Alternative investment professionals don't often attend meetings where just about anybody can show up. But there they were – four hedge fund managers, along with three additional witnesses, seated elbow to elbow in front of the US House Financial Services Committee. Also in the committee room were congressional staff members, cameramen, federal bureaucrats, and anyone else who made it past security at the Rayburn House Office Building, including a private equity journalist curious to hear the question US lawmakers have for managers of private investment pools.

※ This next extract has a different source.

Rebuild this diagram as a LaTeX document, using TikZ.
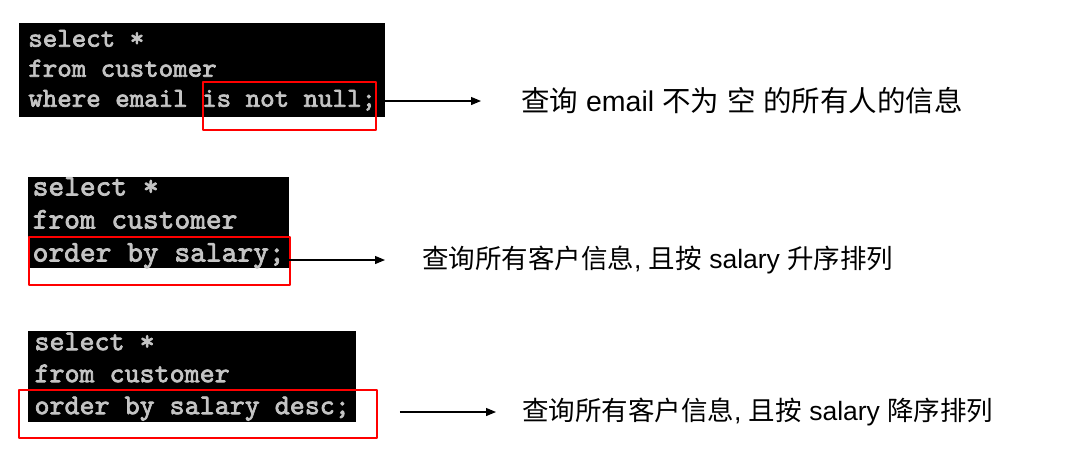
\documentclass[tikz,border=0pt]{standalone}
\usepackage{fontspec}
\setmainfont{Liberation Sans}
\newfontfamily\cjk{Noto Sans CJK SC}
\newfontfamily\codefont{lmmono10-regular.otf}[FakeBold=2.5]
\usetikzlibrary{arrows.meta}
\definecolor{codegray}{RGB}{196,196,196}
\tikzset{
  codebox/.style={fill=black, text=codegray, anchor=north west, align=left,
    inner ysep=0pt},
  hilite/.style={draw=red, line width=1.8pt, anchor=north west, inner sep=0pt},
  desc/.style={anchor=west, inner sep=0pt},
  arr/.style={->, line width=1.2pt},
}
\begin{document}
\begin{tikzpicture}[x=1pt, y=-1pt, >={Stealth[length=10pt,width=8pt,inset=0pt]}, line join=round]
\useasboundingbox (0,0) rectangle (1080,464);
% code boxes
\node[codebox, inner xsep=9pt, minimum width=366pt, minimum height=94pt,
  font=\codefont\fontsize{27.6}{30}\selectfont] (code1) at (19,23)
  {select *\\from customer\\where email is not null;};
\node[codebox, inner xsep=4pt, minimum width=261pt, minimum height=91pt,
  font=\codefont\fontsize{30}{33}\selectfont] (code2) at (28,177)
  {select *\\from customer\\order by salary;};
\node[codebox, inner xsep=5pt, minimum width=328pt, minimum height=91pt,
  font=\codefont\fontsize{28.6}{32}\selectfont] (code3) at (28,331)
  {select *\\from customer\\order by salary desc;};
% red marks
\node[hilite, minimum width=173pt, minimum height=48pt] (mark1) at (202,81) {};
\node[hilite, minimum width=261pt, minimum height=48pt] (mark2) at (28,236) {};
\node[hilite, minimum width=358pt, minimum height=48pt] (mark3) at (18,389) {};
% descriptions
\node[desc, font=\fontsize{28.5}{30}\selectfont] (desc1) at (521,101)
  {{\cjk 查询} email {\cjk 不为} {\cjk 空} {\cjk 的所有人的信息}};
\node[desc, font=\fontsize{26.5}{30}\selectfont] (desc2) at (422,260)
  {{\cjk 查询所有客户信息}, {\cjk 且按} salary {\cjk 升序排列}};
\node[desc, font=\fontsize{26.5}{30}\selectfont] (desc3) at (522,412)
  {{\cjk 查询所有客户信息}, {\cjk 且按} salary {\cjk 降序排列}};
% arrows
\draw[arr, shorten >=40pt] (code1.east |- desc1.west) -- (desc1.west);
\draw[arr, shorten >=37pt] (code2.east |- desc2.west) -- (desc2.west);
\draw[arr, shorten <=22pt, shorten >=26pt] (mark3.east |- desc3.west) -- (desc3.west);
\end{tikzpicture}
\end{document}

The committee is chaired by Barney Frank, a democrat from Massachusetts and a congressional veteran who, according to someone who has closely followed his inquiry into the matter, is making a serious effort to understand the so-called hedge fund industry before suggesting potential legislation, if any. Frank, who is gruff-voiced and somewhat curmudgeonly, injected an admirable amount of levity into a hearing titled “Hedge Funds and Systemic Risk in the Financial Markets”.
The meeting was somewhat of a prelude to a planned hearing on private equity before the same committee. Frank's office has not released further details, other than to announce its intention to learn more about this industry.
A long-time Washington lobbyist told me that one can gain insight into a congressional committee's initial view on a topic by scrutinising the make-up of a hearing witness list. In the case of last month's hedge fund hearing, it appeared that Frank was not interested in organising a sparing match between hedge fund proponents and detractors. Instead, seated before the committee were senior partners from hedge funds Taconic Capital, Kynikos Associates, Clinton Group and Ram Partners.
Also on the list were Gerald Corrigan, a Goldman Sachs managing director and former Federal Reserve Bank president, Andrew Golden of the Princeton University endowment and Professor Stephen Brown from New York University's Stern School of Business. Absent was anyone who thought that hedge funds posed a grave danger to the financial system. Only Kenneth Brody of Taconic said he thought it was a good idea for hedge funds to register with the SEC.
In general, the committee members were well aware of the deficiency of the term “hedge fund” in describing a vast set of activities. Several, including Alabama republican Spencer Bachus and Connecticut republican Christopher Shays, made clear their skepticism that hedge funds needed any oversight whatsoever. But the witnesses were peppered with a recurring question – what about the public pensions that are increasingly investing in hedge funds? Did the average pensioner understand, for example, the risks his capital was exposed to when his pension fund backed Amaranth Advisors, the $10 billion hedge fund that collapsed last year following bad bets on natural gas?
More than one witness responded that pensioners, and investors of all stripes, had lost far more due to the collapse of ordinary stocks than at the hands of bad hedge fund managers.
Addressing a comment from a committee member that hedge funds are secretive, two witnesses brought up Regulation D's general solicitation prohibitions. If private investment franchises seem mysterious, they argued, it is partly to do with the fact that the SEC restricts principals on what they can say about their operations publicly.
Goldman Sachs' Corrigan, however, expressed skepticism that public disclosure will accomplish much for private investment firms. Far more important, he said, are three forms of disclosure at which hedge funds and other private pools of capital already excel – highly detailed disclosure counterparties such as prime brokers, disclosure to investors, and disclosure to regulators when requested.
Public disclosure, said Corrigan – even something as mild as registering with the SEC – can create a moral hazard. It gives the impression to some that the government is vouching for the safety of a set of funds, where no such safety can possibly be determined.
There was another recurring theme – several congressmen and witnesses alike noted that one couldn't discuss “hedge funds” without also including the many other forms of private investment pools, including private equity and venture capital.
Pay close attention to the witnesses called when private equity goes to congress. If the list includes, say, GPs and couple of sympathetic LPs, the prognosis is good. If it's two GPs, two angry union leaders, Michael Moore and an economist predicting an American economy drowning in a sea of bad corporate debt, expect an uphill battle.